Our goal with Speaker Recognition is to help developers build intelligent authentication mechanisms capable of balancing between convenience and fraud. Achieving such balance is no easy feat. Ideally, to establish identity, three pieces of information are needed:

  • Something you know (password or PIN).
  • Something you have (a secure key pad, mobile device or credit card).
  • Something you are (biometrics such as voice, fingerprint, face).

Voice has unique characteristics that can be used to help identify a person. The past few years witnessed tremendous improvement in the performance of speaker recognition systems.  [1][3]

There are two phases when using the Speaker Recognition APIs: enrollment and recognition. During enrollment, a speaker’s voice is recorded and a number of features are extracted to form a unique voiceprint that uniquely identifies an individual. These characteristics are based on the physical configuration of a speaker’s mouth and throat and can be expressed as a mathematical formula. During recognition, the speech sample provided is compared against the previously created voiceprint.

Speaker Recognition Phases (compiled by the author based on a slide from Douglas Reynolds)

Speaker Recognition provides state-of-the-art algorithms that enables recognition of a human’s voice from audio streams. It comprises two components: speaker verification and speaker identification.

  • Speaker Verification can automatically verify and authenticate users from their voice or speech. It is tightly related to authentication scenarios and is often associated with a pass phrase. Hence, we opt for text-dependent approach, which means speakers need to choose a specific pass phrase to use during both enrollment and verification phases.
  • Speaker Identification can automatically identify the person speaking in an audio file given a group of prospective speakers. The input audio is paired against the provided group of speakers, and in case there is a match found, the speaker’s identity is returned. It is text-independent, which means that there are no restrictions on what the speaker says during the enrollment and recognition phases.

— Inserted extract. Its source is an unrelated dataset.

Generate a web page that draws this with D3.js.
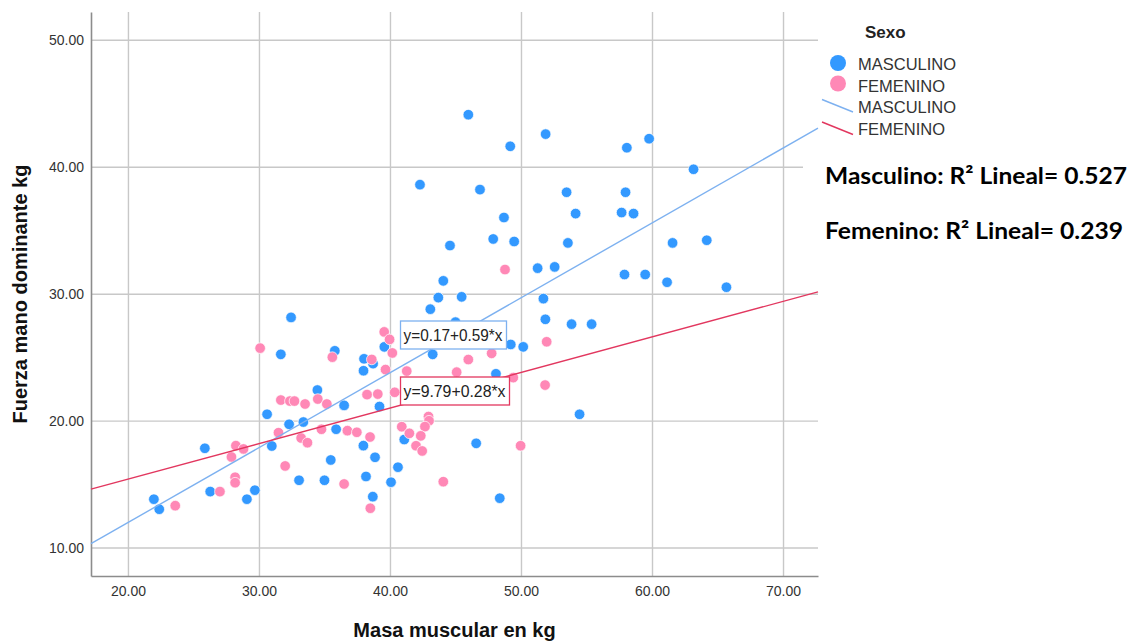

Speaker Recognition Technology Overview

Modern systems, including the developed APIs, use the so-called i-vector approach. Most work in the literature focused on the verification scenario, either text-independent in the NIST evaluations or text-dependent associated with pass-phrase(s) e.g. in the RSR database. Both APIs were thoroughly benchmarked on standard tasks and in the case of identification on an internal large-scale task in a meeting scenario (with and without rejection). In the verification tasks the results obtained are competitive with the best published number. For identification, high precision (above 90%) is obtained at around a 5% rejection rate.

In the following paragraphs we briefly summarize different technology components and provide references for the interested reader.

We will briefly outline the basic blocks of an i-vector speaker recognition system. We will focus on verification but identification adds only simple modifications to the scoring stage.

  1. Feature Extraction: Feature extraction generates a vector that represents the speech signal every 10 ms. The Mel Frequency Cepstral Coefficients (MFCC) are widely used for speaker and speech recognition. In the API we use a robust, proprietary version of the MFCC. This is comparable to 60-dimensional MFCC that is widely used for speaker recognition and shows improved performance in noisy conditions.
  2. Unsupervised Training: This step is referred to unsupervised training because it does not use the speaker labels in any sense. Rather, it is used to characterize the acoustic space using a large Gaussian mixture model and the speaker (and channel) space using the total variability matrix (T). Building a universal background model (UBM) is very well-known from early works on speaker recognition and is constructed from large amount of data using standard GMM training techniques. The T matrix, on the other hand, has been recently studied in the context of the so-called joint factor analysis (JFA). We refer the reader to [1] for an introduction. Using both the UBM and T, an utterance can be mapped into a fixed dimensional space (typically in the order of several hundreds). In this space discriminant transforms are constructed and enrollment and scoring are performed.
  3. Supervised Training: In the training set, once UBM and T are constructed, each utterance is mapped into a fixed dimensional vector together with the speaker label. These (vector, label) pairs are used to construct a probabilistic linear discriminant analysis model (PLDA). (Think of this as a probabilistic version of linear discriminant analysis that helps to decompose the speaker and channel variability.) Details of how to train a PLDA and use it in scoring can be found in [2]. It is very important to train a PLDA model to encounter the same variability that will be seen in enrollment and testing (for example, channel variability and phonetic variability for text-dependent verification). This leads to very good performance in practice.
  4. Enrollment/Testing: All the above steps are done using a large speaker database that is different from the speakers that will be enrolled in the system. In fact, all the above models are trained on thousands of hours of speech and provided with the API. In the enrollment phase, each speaker that will use the system says several instances of a short phrase (for text-dependent verification) or a relatively long, e.g. one minute, segment for text-independent verification/identification. This input is used to construct the speaker model in the i-vector space. During testing, the test utterance is mapped to the i-vector space and is compared to the speaker model to make a decision.

We hope many of you will get started on these APIs soon. If you’d like to see similar posts on other technologies used in Project Oxford let us know in your comments below.




[1] Najim Dehak, Patrick Kenny, Pierre Dumouchel, Reda Dehak, Pierre Ouellet, «Front-end factor analysis for speaker verification » in IEEE Transactions on Audio, speech and Language Processing 2011.

[2] Simon J.D. Prince, James H. Elder, «Probabilistic linear discriminant analysis for inference about identity » in Proceedings ICCV 2007.

[3] Anthony Larcher, Kong Aik Lee, Bin Ma, Haizhou Li,  «Text-dependent speaker verification: Classifiers, databases and RSR2015» in Speech Communication, (60), 2014.